Yeah that's how I intended to solve the issue for these cases. I don't
worry that much about posix cpu timers and perf in fact. These should
be not hard to cope with. I'm more worried about scheduler details in
scheduler_tick().

I covered the rq clock and a part of update_cpu_load_active().

Now we have yet to care about sched_avg_update(),
calc_load_account_active() and sched_class::task_tick() to make sure
we are not letting something behind. There is rq->rt_avg that seem to
be used for load balancing when rt tasks are around. Then
calc_load_update.
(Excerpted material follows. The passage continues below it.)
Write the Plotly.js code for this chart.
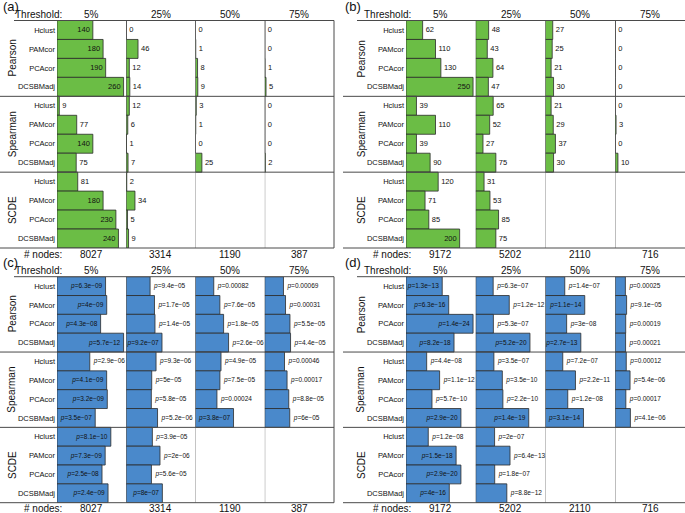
<!DOCTYPE html>
<html><head><meta charset="utf-8">
<script src="https://cdn.plot.ly/plotly-3.0.1.min.js"></script>
<style>html,body{margin:0;padding:0;background:#fff}</style>
</head><body><div id="chart" style="width:685px;height:513px"></div>
<script>
// ---------- data ----------
const methods = ["Hclust","PAMcor","PCAcor","DCSBMadj"];
const groups = ["Pearson","Spearman","SCDE"];
const thresholds = ["5%","25%","50%","75%"];
const nodesA = [8027,3314,1190,387];
const nodesB = [9172,5202,2110,716];

// rows: Pearson(Hclust,PAMcor,PCAcor,DCSBMadj), Spearman(...), SCDE(...)
const countsA5  = [140,180,190,260, 9,77,140,75, 81,180,230,240];
const countsA25 = [0,46,12,14, 12,6,1,7, 2,34,5,9];
const countsA50 = [0,1,8,9, 3,1,0,25, null,null,null,null];
const countsA75 = [0,0,1,5, 0,0,0,2, null,null,null,null];

const countsB5  = [62,110,130,250, 39,110,39,90, 120,71,85,200];
const countsB25 = [48,43,64,47, 65,52,27,75, 31,53,85,75];
const countsB50 = [27,25,21,30, 21,29,37,30, null,null,null,null];
const countsB75 = [0,0,0,0, 0,3,0,10, null,null,null,null];

const pvalsC5  = ["6.3e-09","4e-09","4.3e-08","5.7e-12", "2.9e-06","4.1e-09","3.2e-09","3.5e-07", "8.1e-10","7.3e-09","2.5e-08","2.4e-09"];
const pvalsC25 = ["9.4e-05","1.7e-05","1.4e-05","9.2e-07", "9.3e-06","5e-05","5.8e-05","5.2e-06", "3.9e-05","2e-06","5.6e-05","8e-07"];
const pvalsC50 = ["0.00082","7.6e-05","1.8e-05","2.6e-06", "4.9e-05","7.5e-05","0.00024","3.8e-07", null,null,null,null];
const pvalsC75 = ["0.00069","0.00031","5.5e-05","4.4e-05", "0.00046","0.00017","8.8e-05","6e-05", null,null,null,null];

const pvalsD5  = ["1.3e-13","6.3e-16","1.4e-24","8.2e-18", "4.4e-08","1.1e-12","5.7e-10","2.9e-20", "1.2e-08","1.5e-18","2.9e-20","4e-16"];
const pvalsD25 = ["6.3e-07","1.2e-12","5.3e-07","5.2e-20", "3.5e-07","3.5e-10","2.2e-10","1.4e-19", "2e-07","6.4e-13","1.8e-07","8.8e-12"];
const pvalsD50 = ["1.4e-07","1.1e-14","3e-08","2.7e-13", "7.2e-07","2.2e-11","1.2e-08","3.1e-14", null,null,null,null];
const pvalsD75 = ["0.00025","9.1e-05","0.00019","0.00021", "0.00012","5.4e-06","0.00017","4.1e-06", null,null,null,null];

// ---------- layout helpers ----------
const W = 685, H = 513;
const FONT = "Liberation Sans, Arial, Helvetica, sans-serif";
const GREEN = "#6bbd45", BLUE = "#4a89cb";

const panels = [
  {letter:"(a)", cols:[countsA5,countsA25,countsA50,countsA75], kind:"count", color:GREEN, left:57, right:334, top:20.5, bottom:248, nodes:nodesA, frame:0, letterX:1},
  {letter:"(b)", cols:[countsB5,countsB25,countsB50,countsB75], kind:"count", color:GREEN, left:406, right:685, top:20.5, bottom:248, nodes:nodesB, frame:343, letterX:343},
  {letter:"(c)", cols:[pvalsC5,pvalsC25,pvalsC50,pvalsC75], kind:"p", color:BLUE, left:57, right:334, top:276.7, bottom:502.7, nodes:nodesA, frame:0, letterX:1},
  {letter:"(d)", cols:[pvalsD5,pvalsD25,pvalsD50,pvalsD75], kind:"p", color:BLUE, left:406, right:685, top:276.7, bottom:502.7, nodes:nodesB, frame:343, letterX:343}
];

const px = v => v / W;
const py = v => (H - v) / H;

const rowLabels = [];
groups.forEach(() => methods.forEach(m => rowLabels.push(m)));
const rowIdx = rowLabels.map((_, i) => i);

const traces = [], shapes = [], annotations = [];
const layout = {
  width: W, height: H, margin: {l:0, r:0, t:0, b:0},
  paper_bgcolor: "#fff", plot_bgcolor: "rgba(0,0,0,0)",
  showlegend: false, bargap: 0, font: {family: FONT, color: "#111"}
};

panels.forEach((p, k) => {
  const yName = "y" + (k === 0 ? "" : (k + 1));
  const yKey = "yaxis" + (k === 0 ? "" : (k + 1));
  const lengths = p.cols.map(col => col.map(v => v === null ? null : (p.kind === "p" ? -Math.log10(parseFloat(v)) : v)));
  let mx = 0;
  lengths.forEach(col => col.forEach(v => { if (v !== null && v > mx) mx = v; }));
  const rangeMax = mx * 1.04;
  const cw = (p.right - p.left) / 4;
  const rh = (p.bottom - p.top) / 12;

  layout[yKey] = {
    domain: [py(p.bottom), py(p.top)], range: [11.5, -0.5],
    tickvals: rowIdx, ticktext: rowLabels, tickfont: {size: 7.5, family: FONT, color: "#111"},
    ticks: "", showgrid: false, zeroline: false, showline: false,
    anchor: "x" + (4 * k + 1), fixedrange: true, ticklabelstandoff: 1
  };

  p.cols.forEach((col, c) => {
    const n = 4 * k + c + 1;
    const xName = "x" + (n === 1 ? "" : n);
    const xKey = "xaxis" + (n === 1 ? "" : n);
    const x0 = p.left + c * cw;
    layout[xKey] = {
      domain: [px(x0), Math.min(1, px(x0 + cw))], range: [0, rangeMax],
      showgrid: false, zeroline: false, showline: false, showticklabels: false, ticks: "",
      anchor: yName, fixedrange: true
    };
    const len = lengths[c];
    const text = col.map(v => v === null ? "" : (p.kind === "p" ? "<i>p</i>=" + v.replace("-", "\u2212") : String(v)));
    const pos = len.map(v => (v !== null && v > rangeMax / 2) ? "inside" : "outside");
    const tsize = p.kind === "p" ? 6.5 : 7.5;
    traces.push({
      type: "bar", orientation: "h", x: len, y: rowIdx, xaxis: xName, yaxis: yName,
      width: 1, marker: {color: p.color, line: {color: "#2b2b2b", width: 0.8}},
      text: text, textposition: pos, insidetextanchor: "end",
      insidetextfont: {size: tsize, family: FONT, color: "#111"},
      outsidetextfont: {size: tsize, family: FONT, color: "#111"},
      constraintext: "none", cliponaxis: false, hoverinfo: "skip"
    });
    // zero line of this column
    shapes.push({type: "line", xref: xName, yref: "paper", x0: 0, x1: 0,
      y0: py(p.bottom), y1: py(p.top), line: {color: "#8a8a8a", width: 1}, layer: "below"});
    // threshold label and node count
    annotations.push({xref: "paper", yref: "paper", x: px(x0 + cw / 2), y: py(p.top - 6),
      text: thresholds[c], showarrow: false, xanchor: "center", yanchor: "middle", font: {size: 10, family: FONT}});
    annotations.push({xref: "paper", yref: "paper", x: px(x0 + cw / 2), y: py(p.bottom + 6),
      text: String(p.nodes[c]), showarrow: false, xanchor: "center", yanchor: "middle", font: {size: 10, family: FONT}});
  });

  // frame lines
  const lineStyle = {color: "#4a4a4a", width: 1};
  shapes.push({type: "line", xref: "paper", yref: "paper", x0: px(p.frame + 14), x1: px(p.right), y0: py(p.top), y1: py(p.top), line: lineStyle});
  shapes.push({type: "line", xref: "paper", yref: "paper", x0: px(p.frame), x1: px(p.right), y0: py(p.bottom), y1: py(p.bottom), line: lineStyle});
  [4, 8].forEach(r => shapes.push({type: "line", xref: "paper", yref: "paper", x0: px(p.frame), x1: px(p.right),
    y0: py(p.top + r * rh), y1: py(p.top + r * rh), line: lineStyle}));
  if (p.right < W) shapes.push({type: "line", xref: "paper", yref: "paper", x0: px(p.right), x1: px(p.right),
    y0: py(p.bottom), y1: py(p.top), line: lineStyle});

  // group labels
  groups.forEach((g, gi) => annotations.push({xref: "paper", yref: "paper", x: px(p.left - 45), y: py(p.top + (gi * 4 + 2) * rh),
    text: g, textangle: -90, showarrow: false, xanchor: "center", yanchor: "middle", font: {size: 10, family: FONT}}));

  annotations.push({xref: "paper", yref: "paper", x: px(p.letterX), y: py(p.top - 14.5), text: p.letter,
    showarrow: false, xanchor: "left", yanchor: "middle", font: {size: 13, family: FONT}});
  annotations.push({xref: "paper", yref: "paper", x: px(p.left + 7), y: py(p.top - 6), text: "Threshold:",
    showarrow: false, xanchor: "right", yanchor: "middle", font: {size: 10, family: FONT}});
  annotations.push({xref: "paper", yref: "paper", x: px(p.left + 7), y: py(p.bottom + 6), text: "# nodes:",
    showarrow: false, xanchor: "right", yanchor: "middle", font: {size: 10, family: FONT}});
});

layout.shapes = shapes;
layout.annotations = annotations;
Plotly.newPlot("chart", traces, layout, {staticPlot: true, displayModeBar: false});
</script></body></html>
Idle load balancing is concerned as well. I haven't
looked deeply into these places so I don't know what can be shortcut
or not there.

> Later on we could gradually eliminate these limitations. It would also be apparent
> where they are, just from grepping the source.
>
> If that's done, and if it tests fine for a few weeks then this could be v3.10
> material IMO.

Ok, I won't be that optimistic about the release time but things are
certainly going to be faster now. I'm going to reshape and send you
what I have now then we'll have a fresher view of the rest.